Tesla is expected to report after Wednesday’s close, after announcing price cuts and layoffs earlier this month. It reported a profit in the previous quarter.
After surprising many investors by booking a profit in Q3, Tesla (TSLA) prepares to report Q4 earnings Wednesday afternoon still under close scrutiny as it cut vehicle prices and announced layoffs earlier this month.
The company continues to ramp up production of its Model 3 sedan while also keeping a close eye on costs. In addition, it’s chopping prices on all models by $2,000 to help offset a reduction in federal tax credits for drivers who buy electric vehicles. The $7,500 federal tax credit for Tesla cars was cut in half earlier this month.
Even as it tries to grow production, TSLA has been under pressure to cut costs. This month, the company announced it would be reducing its full-time workforce by 7%. And just this morning, in a bid to streamline production, the company announced it plans to start using the same battery pack in all of its Model S and Model X sedans.
As usual, TSLA reported Q4 delivery numbers right after the quarter ended, and the data appeared to disappoint some investors. TSLA delivered 90,700 vehicles during the quarter.
The stock took a big hit after the company announced the Q4 delivery data and price cut on Jan. 2. It then rebounded, but lost ground over the past week. As of Wednesday morning, TSLA shares traded at around $297, down from nearly $350 a year ago but up from lows down around $250 last fall. TSLA continues to be one of the more volatile names as bulls and bears wrestle over where the company might be headed.
More about production and costs in a minute. First, let’s look at expectations for TSLA’s Q4 financials. For Q4, TSLA is expected to report adjusted earnings of $2.20 per share, on revenue of $7.07 billion, according to third-party consensus analyst estimates. In the same quarter last year, Tesla posted a loss of $3.04 per share on revenue of $3.29 billion.
Here’s how production and delivery shaped out for TSLA last quarter:
TSLA said that it started 2018 with a delivery run rate of about 120,000 vehicles per year and ended it at more than 350,000 vehicles per year – an increase of almost three times. The company reported it has successfully worked to reduce labor hours per vehicle.
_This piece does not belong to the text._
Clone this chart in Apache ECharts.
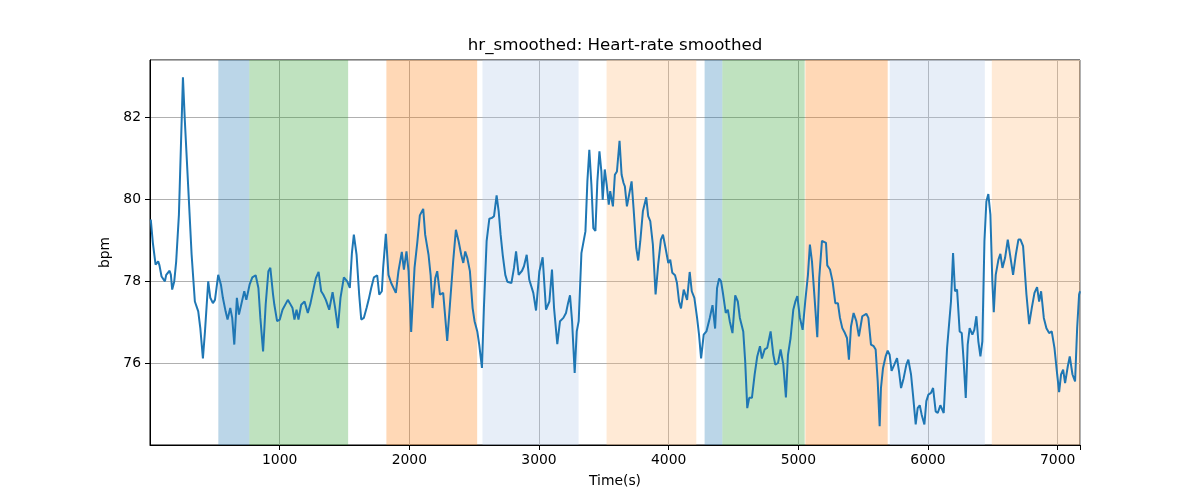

Still, as noted, the Q4 delivery numbers appeared to disappoint some investors, at least judging from the stock market reaction. TSLA, however, said its own data showed that Q4 deliveries met or surpassed market estimates.
Now TSLA has cut prices. While bulls might argue that a price drop could stimulate more demand, the bearish counter-argument might be that TSLA had little choice considering the effect of a falling tax credit. The question might be, will the customers TSLA targets for its lower-priced Model 3 be willing to pay relatively high prices (even with the price cut and tax credit) for an electric car over a cheaper gas-powered one?
Tesla CEO Elon Musk seems determined to attract customers for lower-priced vehicles. In an email to employees this month announcing the job cuts, he noted that the 4% profit in Q3 was in part the result of “preferentially selling higher priced Model 3 variants in North America.”
Starting in around May 2019, he continued, TSLA will need to deliver at least the mid-range Model 3 variant in all markets, as the company needs to reach more customers who can afford its vehicles. That means TSLA needs to continue making progress toward production of lower priced Model 3 variants, and analysts on the company’s conference call might ask for more detail on how TSLA plans to accomplish that.
The most affordable Model 3 now, Musk noted, sells for around $44,000. That’s well above the average U.S. new car price of around $37,500, according to Kelley Blue Book. In addition, affordability could become a bigger challenge as those federal tax credits drops in half in July and disappear at the end of the year, Musk added. The company has said it plans a base Model 3 with a price of around $35,000. Autoweek recently reported that the $35,000 Model 3 is still “a few months away,” so investors might want to listen on the TSLA call for more information.
“Higher volume and manufacturing design improvements are crucial for Tesla to achieve the economies of scale required to manufacture the standard range (220 mile), standard interior Model 3 at $35k and still be a viable company,” Musk wrote in his email to employees. “There isn’t any other way.”
Another focus for the call might be on TSLA’s overseas progress. Earlier this month TSLA said that “there remain significant opportunities to continue to grow Model 3 sales by expanding to international markets.” The company plans to introduce lower-priced variants and offer leasing. International deliveries in Europe and China will start next month, TSLA said.
Options traders have priced in an 8.9% ($26.49) stock move in either direction around the coming earnings release, according to the Market Maker Move™ indicator on the thinkorswim® platform. Implied volatility was at the 63rd percentile as of Wednesday morning.
Weekly options activity has been higher in the 280-strike puts and the 300-strike calls.
Note: Call options represent the right, but not the obligation, to buy the underlying security at a predetermined price over a set period of time. Put options represent the right, but not the obligation, to sell the underlying security at a predetermined price over a set period of time.